At that time, we were living in Harrogate, and many a wet Saturday was spent in the antique furniture shops of that town sketching classical furniture parts, and trying to understand the “grammar” of how various turned elements can be brought together in a pleasing manner.
So 1982 saw Margaret and me, free from direct responsibility of our children, searching for a property with workshop space and near to steam locomotives. After a year, we found a small country house with workshop (including 3 phase) near to Carnforth Steam Town, which meant that I could woodturn all week and mend, and occasionally act as fireman, on steam locomotives at the weekend. Paradise? You bet!!

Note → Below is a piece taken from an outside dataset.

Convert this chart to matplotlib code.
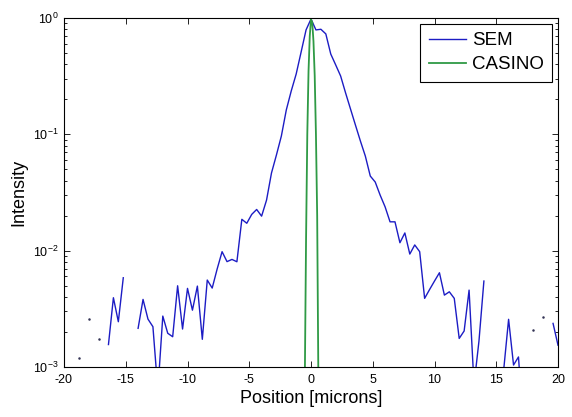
import numpy as np
import matplotlib
matplotlib.use("Agg")
import matplotlib.pyplot as plt

plt.rcParams['font.family'] = ['Liberation Sans', 'DejaVu Sans']
plt.rcParams['mathtext.default'] = 'regular'
plt.rcParams['axes.unicode_minus'] = False

nan = np.nan

# SEM profile, sampled every 0.4 micron
sem_position = [
    -20.0, -19.6, -19.2, -18.8, -18.4, -18.0, -17.6, -17.2, -16.8, -16.4,
    -16.0, -15.6, -15.2, -14.8, -14.4, -14.0, -13.6, -13.2, -12.8, -12.4,
    -12.0, -11.6, -11.2, -10.8, -10.4, -10.0, -9.6, -9.2, -8.8, -8.4,
    -8.0, -7.6, -7.2, -6.8, -6.4, -6.0, -5.6, -5.2, -4.8, -4.4,
    -4.0, -3.6, -3.2, -2.8, -2.4, -2.0, -1.6, -1.2, -0.8, -0.4,
    0.0, 0.4, 0.8, 1.2, 1.6, 2.0, 2.4, 2.8, 3.2, 3.6,
    4.0, 4.4, 4.8, 5.2, 5.6, 6.0, 6.4, 6.8, 7.2, 7.6,
    8.0, 8.4, 8.8, 9.2, 9.6, 10.0, 10.4, 10.8, 11.2, 11.6,
    12.0, 12.4, 12.8, 13.2, 13.6, 14.0, 14.4, 14.8, 15.2, 15.6,
    16.0, 16.4, 16.8, 17.2, 17.6, 18.0, 18.4, 18.8, 19.2, 19.6,
    20.0,
]
sem_intensity = [
    nan, nan, nan, 1.19e-3, nan, 2.58e-3, nan, 1.74e-3, nan, 1.56e-3,
    3.94e-3, 2.45e-3, 5.85e-3, nan, nan, 2.15e-3, 3.81e-3, 2.58e-3, 2.22e-3, 6.3e-4,
    2.74e-3, 1.95e-3, 1.82e-3, 4.99e-3, 2.12e-3, 4.74e-3, 3.08e-3, 4.96e-3, 1.73e-3, 5.59e-3,
    4.77e-3, 6.95e-3, 9.8e-3, 8.05e-3, 8.41e-3, 8.03e-3, 1.86e-2, 1.72e-2, 2.05e-2, 2.26e-2,
    1.98e-2, 2.72e-2, 4.65e-2, 6.64e-2, 9.67e-2, 0.162, 0.236, 0.33, 0.51, 0.79,
    0.98, 0.79, 0.80, 0.73, 0.49, 0.395, 0.317, 0.227, 0.165, 0.12,
    0.0876, 0.065, 0.0438, 0.0389, 0.030, 0.0238, 0.0177, 0.0177, 0.0117, 0.0142,
    0.00935, 0.0112, 0.0098, 0.00389, 0.00463, 0.00548, 0.00646, 0.00415, 0.00443, 0.00389,
    0.00176, 0.00204, 0.00458, 7e-4, 0.00167, 0.00548, nan, nan, nan, 9.4e-4,
    2.57e-3, 1.04e-3, 1.22e-3, 3e-4, nan, 2.08e-3, nan, 2.67e-3, nan, 2.37e-3,
    1.54e-3,
]

# CASINO simulated profile
casino_position = [-0.6, -0.5, -0.4, -0.3, -0.2, -0.1, 0.0, 0.1, 0.2, 0.3, 0.4, 0.5, 0.6, 0.7]
casino_intensity = [1.2e-4, 8e-4, 1.26e-2, 0.1, 0.35, 0.7, 0.97, 0.92, 0.63, 0.32, 0.1, 0.02, 7e-4, 1e-4]

series_labels = ['SEM', 'CASINO']
x_ticks = [-20, -15, -10, -5, 0, 5, 10, 15, 20]

sem_color = '#1c1cc4'
casino_color = '#2f9a45'

fig = plt.figure(figsize=(5.72, 4.17), dpi=100)
ax = fig.add_axes([64/572, 1 - 367/417, (558 - 64)/572, (367 - 18)/417])

xs = np.array(sem_position)
ys = np.array(sem_intensity, dtype=float)
ax.semilogy(xs, ys, color=sem_color, lw=1.0, label=series_labels[0])
ax.semilogy(casino_position, casino_intensity, color=casino_color, lw=1.3, label=series_labels[1])

# isolated samples (no finite neighbours) show as single dots
fin = np.isfinite(ys)
prev_fin = np.concatenate([[False], fin[:-1]])
next_fin = np.concatenate([fin[1:], [False]])
iso = fin & ~prev_fin & ~next_fin
ax.plot(xs[iso], ys[iso], linestyle='none', marker='o', markersize=1.8,
        color='#333355', markeredgewidth=0)

ax.set_xlim(-20, 20)
ax.set_ylim(1e-3, 1)
ax.set_xticks(x_ticks)
ax.set_xticklabels([str(t) for t in x_ticks])

ax.tick_params(which='both', direction='in', top=True, right=True, labelsize=9)
ax.tick_params(which='major', length=4, width=0.6)
ax.tick_params(which='minor', length=2.2, width=0.6)
ax.tick_params(axis='x', pad=5)
ax.tick_params(axis='y', pad=4)
for s in ax.spines.values():
    s.set_linewidth(0.8)

ax.set_xlabel('Position [microns]', fontsize=13, labelpad=3)
ax.set_ylabel('Intensity', fontsize=13, labelpad=4)

leg = ax.legend(loc='upper right', bbox_to_anchor=(0.988, 0.983), borderaxespad=0,
                fontsize=13.5, fancybox=False, edgecolor='black', framealpha=1,
                handlelength=2.0, handletextpad=0.3, labelspacing=0.35, borderpad=0.45)
leg.get_frame().set_linewidth(0.8)

fig.savefig('out.png', dpi=100, facecolor='white')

Over 20 years, most of the turning work has been commissioned by other professionals, who supplied the timber blanks for staircase and furniture parts. In addition, some really odd jobs have come my way, such as an imitation brandy barrel, with tap, for a photogenic St Bernard. Or the full scale wooden prototype fire extinguishers (don’t ask!). Or a presentation Met. pattern truncheon for a retiring Hong Kong Police inspector. Or a set of 17th century virginal legs (for a harpsichord maker). Or etc etc.
Steam Town, as a place to play trains, closed about 5 years ago. But the wood spinning continues, such as for a deluxe kitchen with 147 turned components!